▶ **Task details**
Go through the material and tally the lines containing the string "that". Give the total alone.

-- Start Source data --

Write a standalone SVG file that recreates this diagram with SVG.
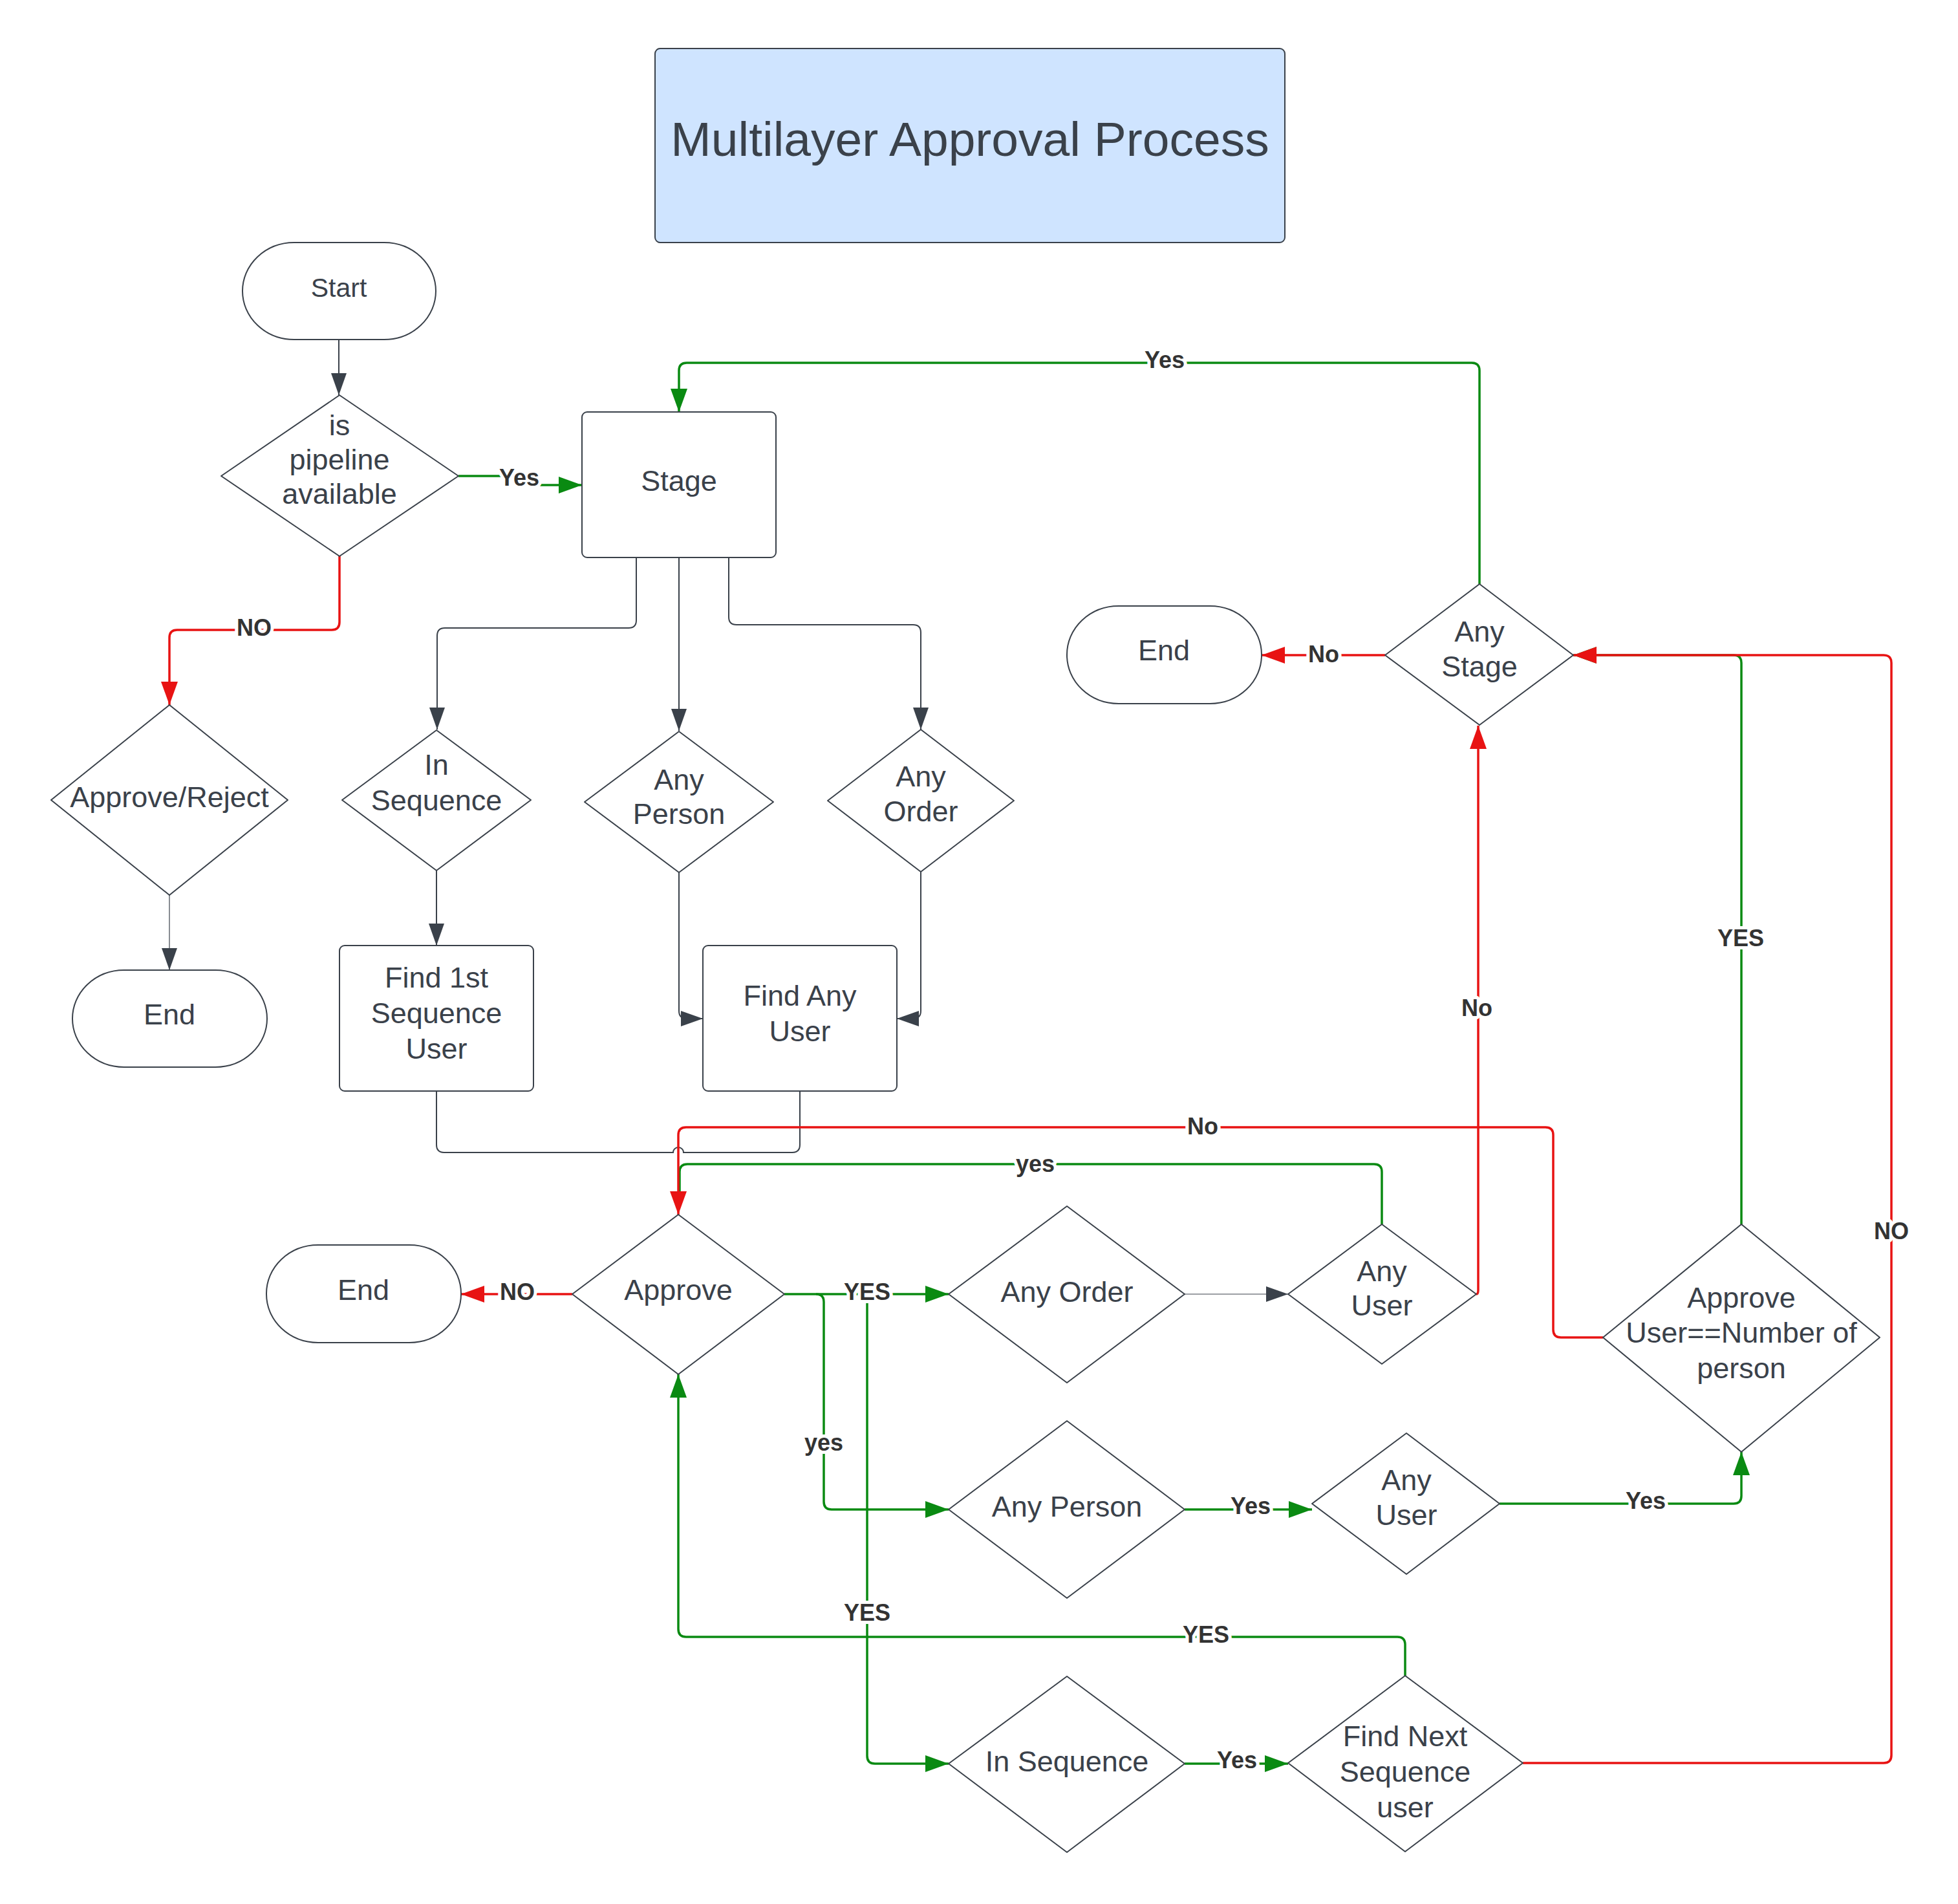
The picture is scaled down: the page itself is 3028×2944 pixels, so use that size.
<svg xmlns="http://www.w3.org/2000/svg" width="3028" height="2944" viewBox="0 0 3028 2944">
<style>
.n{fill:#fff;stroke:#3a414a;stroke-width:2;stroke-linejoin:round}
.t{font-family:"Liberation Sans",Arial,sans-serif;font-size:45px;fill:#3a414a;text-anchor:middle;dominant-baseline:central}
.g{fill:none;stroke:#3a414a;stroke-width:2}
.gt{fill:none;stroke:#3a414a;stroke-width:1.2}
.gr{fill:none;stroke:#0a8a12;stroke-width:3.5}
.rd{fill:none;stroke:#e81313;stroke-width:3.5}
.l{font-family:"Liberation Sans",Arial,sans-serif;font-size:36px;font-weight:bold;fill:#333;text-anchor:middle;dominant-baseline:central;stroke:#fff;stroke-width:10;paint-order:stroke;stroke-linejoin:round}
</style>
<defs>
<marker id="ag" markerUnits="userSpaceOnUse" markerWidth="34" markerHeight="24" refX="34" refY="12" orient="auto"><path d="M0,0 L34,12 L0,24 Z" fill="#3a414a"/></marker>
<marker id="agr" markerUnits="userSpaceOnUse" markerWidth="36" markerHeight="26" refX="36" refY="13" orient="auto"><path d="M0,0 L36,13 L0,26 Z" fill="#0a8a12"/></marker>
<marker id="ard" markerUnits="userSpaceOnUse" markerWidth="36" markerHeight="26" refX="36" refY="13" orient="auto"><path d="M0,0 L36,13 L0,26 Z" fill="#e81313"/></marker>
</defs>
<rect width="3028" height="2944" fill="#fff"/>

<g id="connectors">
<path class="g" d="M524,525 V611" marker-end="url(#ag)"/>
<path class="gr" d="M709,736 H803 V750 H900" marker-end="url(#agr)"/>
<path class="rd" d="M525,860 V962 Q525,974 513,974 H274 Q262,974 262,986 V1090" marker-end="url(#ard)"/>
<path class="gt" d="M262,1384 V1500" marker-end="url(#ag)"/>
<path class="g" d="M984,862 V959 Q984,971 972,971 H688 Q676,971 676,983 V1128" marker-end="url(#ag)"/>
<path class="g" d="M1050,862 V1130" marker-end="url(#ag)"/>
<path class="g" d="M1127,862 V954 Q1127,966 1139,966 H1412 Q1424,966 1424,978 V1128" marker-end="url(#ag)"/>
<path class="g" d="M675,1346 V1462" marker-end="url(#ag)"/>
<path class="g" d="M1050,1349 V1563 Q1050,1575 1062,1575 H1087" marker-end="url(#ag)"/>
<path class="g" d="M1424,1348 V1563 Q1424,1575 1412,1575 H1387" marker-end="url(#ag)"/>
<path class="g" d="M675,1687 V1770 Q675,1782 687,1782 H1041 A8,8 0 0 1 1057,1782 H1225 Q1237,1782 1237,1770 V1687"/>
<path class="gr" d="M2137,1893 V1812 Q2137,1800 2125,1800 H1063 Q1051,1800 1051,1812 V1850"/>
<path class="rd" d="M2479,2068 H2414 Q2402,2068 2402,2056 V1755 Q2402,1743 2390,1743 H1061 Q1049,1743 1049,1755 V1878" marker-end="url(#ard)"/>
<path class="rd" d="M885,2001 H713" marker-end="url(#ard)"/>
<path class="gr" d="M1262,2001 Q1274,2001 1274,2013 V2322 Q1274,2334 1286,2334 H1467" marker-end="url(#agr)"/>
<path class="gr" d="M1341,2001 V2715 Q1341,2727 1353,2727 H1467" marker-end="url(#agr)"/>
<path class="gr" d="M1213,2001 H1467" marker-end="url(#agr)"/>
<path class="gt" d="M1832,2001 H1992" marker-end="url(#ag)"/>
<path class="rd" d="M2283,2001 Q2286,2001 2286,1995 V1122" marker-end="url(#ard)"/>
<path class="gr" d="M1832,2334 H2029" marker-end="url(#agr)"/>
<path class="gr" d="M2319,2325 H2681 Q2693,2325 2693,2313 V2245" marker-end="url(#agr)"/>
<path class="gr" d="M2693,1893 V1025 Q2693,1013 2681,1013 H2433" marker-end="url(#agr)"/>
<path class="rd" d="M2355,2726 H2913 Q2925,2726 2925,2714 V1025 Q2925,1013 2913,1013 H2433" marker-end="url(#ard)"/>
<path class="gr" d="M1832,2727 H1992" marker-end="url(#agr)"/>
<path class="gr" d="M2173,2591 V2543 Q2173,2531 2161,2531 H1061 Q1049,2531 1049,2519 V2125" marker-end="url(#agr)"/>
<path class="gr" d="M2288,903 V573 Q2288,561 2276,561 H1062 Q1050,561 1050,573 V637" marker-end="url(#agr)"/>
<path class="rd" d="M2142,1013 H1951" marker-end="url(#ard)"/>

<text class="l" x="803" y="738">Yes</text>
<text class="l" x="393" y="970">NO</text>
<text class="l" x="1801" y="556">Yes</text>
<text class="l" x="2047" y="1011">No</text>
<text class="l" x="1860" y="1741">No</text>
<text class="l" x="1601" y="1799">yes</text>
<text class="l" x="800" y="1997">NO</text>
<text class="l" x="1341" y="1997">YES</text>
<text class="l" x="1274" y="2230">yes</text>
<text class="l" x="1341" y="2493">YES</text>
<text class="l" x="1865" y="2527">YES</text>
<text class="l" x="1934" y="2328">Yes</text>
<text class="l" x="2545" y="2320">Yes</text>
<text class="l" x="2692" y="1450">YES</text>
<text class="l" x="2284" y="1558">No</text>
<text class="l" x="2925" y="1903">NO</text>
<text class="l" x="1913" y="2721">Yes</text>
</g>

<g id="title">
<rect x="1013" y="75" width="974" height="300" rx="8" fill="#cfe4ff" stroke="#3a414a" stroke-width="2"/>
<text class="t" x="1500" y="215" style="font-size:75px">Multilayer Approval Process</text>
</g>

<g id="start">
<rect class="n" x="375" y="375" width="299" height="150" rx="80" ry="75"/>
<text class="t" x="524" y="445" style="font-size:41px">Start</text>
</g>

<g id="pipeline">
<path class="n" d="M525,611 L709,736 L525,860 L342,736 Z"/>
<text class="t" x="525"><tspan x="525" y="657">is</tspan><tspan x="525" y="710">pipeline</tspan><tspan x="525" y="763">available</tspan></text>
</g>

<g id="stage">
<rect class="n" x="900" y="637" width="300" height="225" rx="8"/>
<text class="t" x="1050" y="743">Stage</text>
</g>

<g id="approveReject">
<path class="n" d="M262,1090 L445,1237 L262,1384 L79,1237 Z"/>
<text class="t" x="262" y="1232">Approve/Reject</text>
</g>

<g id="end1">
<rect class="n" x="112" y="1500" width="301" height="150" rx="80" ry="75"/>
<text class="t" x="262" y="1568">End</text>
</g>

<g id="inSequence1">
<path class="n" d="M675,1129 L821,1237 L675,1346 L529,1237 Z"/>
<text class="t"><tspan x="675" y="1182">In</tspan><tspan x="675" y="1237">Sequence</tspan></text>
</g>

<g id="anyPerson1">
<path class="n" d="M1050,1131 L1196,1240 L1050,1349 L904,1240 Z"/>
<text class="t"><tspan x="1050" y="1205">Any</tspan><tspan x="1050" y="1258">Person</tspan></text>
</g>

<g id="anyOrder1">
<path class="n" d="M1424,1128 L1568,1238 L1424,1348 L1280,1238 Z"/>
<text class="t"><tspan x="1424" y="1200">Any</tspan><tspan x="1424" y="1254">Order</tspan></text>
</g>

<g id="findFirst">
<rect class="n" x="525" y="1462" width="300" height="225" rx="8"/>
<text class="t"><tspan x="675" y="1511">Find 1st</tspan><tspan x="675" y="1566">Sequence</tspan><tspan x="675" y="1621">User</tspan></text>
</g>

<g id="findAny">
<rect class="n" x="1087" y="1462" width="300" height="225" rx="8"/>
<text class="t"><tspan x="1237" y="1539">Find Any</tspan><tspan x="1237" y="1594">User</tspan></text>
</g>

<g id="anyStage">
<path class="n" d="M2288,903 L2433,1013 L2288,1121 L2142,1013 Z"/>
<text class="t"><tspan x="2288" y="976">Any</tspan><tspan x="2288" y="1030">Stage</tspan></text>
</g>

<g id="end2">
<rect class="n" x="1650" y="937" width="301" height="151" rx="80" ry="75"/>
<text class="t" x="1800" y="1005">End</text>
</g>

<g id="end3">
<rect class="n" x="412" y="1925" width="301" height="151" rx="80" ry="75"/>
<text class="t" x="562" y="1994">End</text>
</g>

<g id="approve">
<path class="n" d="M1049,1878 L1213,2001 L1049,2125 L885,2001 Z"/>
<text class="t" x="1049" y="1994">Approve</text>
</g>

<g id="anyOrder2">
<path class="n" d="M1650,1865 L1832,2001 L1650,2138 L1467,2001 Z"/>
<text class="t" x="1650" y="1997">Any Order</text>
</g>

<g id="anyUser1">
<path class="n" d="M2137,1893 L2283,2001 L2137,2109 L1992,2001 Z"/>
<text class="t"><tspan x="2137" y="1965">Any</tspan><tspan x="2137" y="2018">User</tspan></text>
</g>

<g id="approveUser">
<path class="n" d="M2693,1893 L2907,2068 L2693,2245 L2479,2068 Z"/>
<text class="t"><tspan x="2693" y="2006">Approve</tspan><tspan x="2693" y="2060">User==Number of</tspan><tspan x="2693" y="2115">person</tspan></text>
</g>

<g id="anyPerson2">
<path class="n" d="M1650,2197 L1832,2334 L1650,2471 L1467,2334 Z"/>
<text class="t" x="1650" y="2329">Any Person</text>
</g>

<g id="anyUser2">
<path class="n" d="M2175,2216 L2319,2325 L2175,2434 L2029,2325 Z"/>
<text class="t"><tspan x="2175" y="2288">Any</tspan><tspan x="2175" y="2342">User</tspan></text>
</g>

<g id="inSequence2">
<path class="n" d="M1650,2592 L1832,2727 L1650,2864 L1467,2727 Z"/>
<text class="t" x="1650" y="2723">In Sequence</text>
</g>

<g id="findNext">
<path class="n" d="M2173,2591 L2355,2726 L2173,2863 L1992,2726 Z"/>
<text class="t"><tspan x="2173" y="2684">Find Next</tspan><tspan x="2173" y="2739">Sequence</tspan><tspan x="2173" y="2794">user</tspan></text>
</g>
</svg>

-- End Source data --

▶ **Reply**
2